Hoogspanning
De elektromotor werkt met een spanning van
150 tot 270 V.
Let op de waarschuwingsstickers die op de
auto zijn aangebracht.
Wees uiterst voorzichtig bij werkzaamheden in
de buurt van onderdelen met hoogspanning en
onderdelen die heet kunnen worden door de
elektrische stroom.
Zet alvorens werkzaamheden
uit te voeren altijd het contact
af (controlelampje Ready
gedoofd).
Raak onderdelen, oranje kabels en
stekkers van het hoogspanningscircuit
nooit aan, ook niet na een aanrijding.
Noodonderbreker
Ready
Ready
In het geval van een aanrijding worden
de hoogspanning en de voeding van de
brandstofpomp onderbroken door een
noodonderbreker, waardoor uw auto niet meer
gestart kan worden.
Raadpleeg het CITROËN-netwerk om het
hybridesysteem weer in te schakelen.
Waarschuwingen m.b.t. de tractiebatterij
De tractiebatterij (hoogspanningsbatterij) mag
nooit door middel van een extern apparaat
worden opgeladen.

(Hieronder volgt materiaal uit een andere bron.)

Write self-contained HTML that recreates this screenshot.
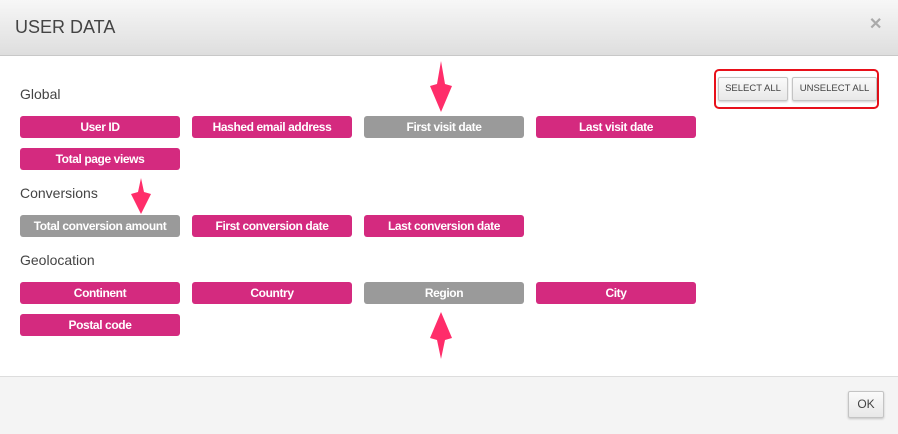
<!DOCTYPE html>
<html><head><style>
body{margin:0;width:898px;height:433px;background:#fff;font-family:"Liberation Sans",sans-serif;position:relative;overflow:hidden}
.hdr{position:absolute;left:0;top:0;width:898px;height:55px;background:linear-gradient(#f7f7f7,#dedede);border-bottom:1px solid #c8c8c8}
.hdr h1{position:absolute;left:15px;top:17px;margin:0;font-size:18px;font-weight:normal;color:#444}
.x{position:absolute;left:869px;top:14px;font-size:16px;color:#aaa;font-weight:bold}
.lbl{position:absolute;left:20px;font-size:14px;color:#444}
.b{position:absolute;width:160px;height:22px;border-radius:3px;background:#d42a7f;color:#fff;font-size:12px;font-weight:bold;text-align:center;line-height:22px;letter-spacing:-0.4px}
.g{background:#9a9a9a}
.ftr{position:absolute;left:0;top:376px;width:898px;height:57px;background:#f4f4f4;border-top:1px solid #ddd}
.btn{position:absolute;background:linear-gradient(#fafafa,#e8e8e8);border:1px solid #c4c4c4;border-radius:2px;color:#444;text-align:center;box-shadow:0 1px 2px rgba(0,0,0,.2)}
</style></head><body>
<div class="hdr"><h1>USER DATA</h1><div class="x">✕</div></div>
<div class="lbl" style="top:86px">Global</div>
<div class="b" style="left:20px;top:116px">User ID</div>
<div class="b" style="left:192px;top:116px">Hashed email address</div>
<div class="b g" style="left:364px;top:116px">First visit date</div>
<div class="b" style="left:536px;top:116px">Last visit date</div>
<div class="b" style="left:20px;top:148px">Total page views</div>
<div class="lbl" style="top:185px">Conversions</div>
<div class="b g" style="left:20px;top:215px">Total conversion amount</div>
<div class="b" style="left:192px;top:215px">First conversion date</div>
<div class="b" style="left:364px;top:215px">Last conversion date</div>
<div class="lbl" style="top:252px">Geolocation</div>
<div class="b" style="left:20px;top:282px">Continent</div>
<div class="b" style="left:192px;top:282px">Country</div>
<div class="b g" style="left:364px;top:282px">Region</div>
<div class="b" style="left:536px;top:282px">City</div>
<div class="b" style="left:20px;top:314px">Postal code</div>
<div style="position:absolute;left:714px;top:69px;width:161px;height:36px;border:2px solid #e8101a;border-radius:5px"></div>
<div class="btn" style="left:718px;top:77px;width:68px;height:22px;line-height:22px;font-size:9.5px">SELECT ALL</div>
<div class="btn" style="left:792px;top:77px;width:83px;height:22px;line-height:22px;font-size:9.5px">UNSELECT ALL</div>
<svg width="898" height="433" style="position:absolute;left:0;top:0">
<g fill="#ff2d6a">
<polygon points="441,61 445,84 452,86 441,112 430,86 437,84"/>
<polygon points="141,178 144,192 151,194 141,214 131,194 138,192"/>
<polygon points="441,312 452,338 445,340 441,359 437,340 430,338"/>
</g></svg>
<div class="ftr"></div>
<div class="btn" style="left:848px;top:391px;width:34px;height:25px;line-height:25px;font-size:12px">OK</div>
</body></html>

Laat werkzaamheden
aan de tractiebatterij uitsluitend over aan een
gekwalificeerde technicus.
Het onoordeelkundig uitvoeren van
werkzaamheden aan de tractiebatterij kan
leiden tot ernstige brandwonden en elektrische
schokken die levensgevaarlijk letsel kunnen
veroorzaken.
Een hoogspanningsbatterij van het type Ni-MH
(nikkel-metaalhydride) dient aan het einde van
de levenscyclus op de voorgeschreven wijze
te worden afgevoerd via de werkplaats, zodat
door de recycling van de batterij het milieu kan
worden ontzien.
Hoogspanningskabels
Een aantal hoogspanningskabels zijn aan de
onderzijde van de auto bevestigd; zorg ervoor
dat deze niet beschadigd raken bij het rijden op
slecht begaanbaar terrein.
Breng hefsystemen (krik, tweekolomsbrug, ...)
aan onder de daarvoor bestemde steunpunten
om beschadiging van de kabels te voorkomen.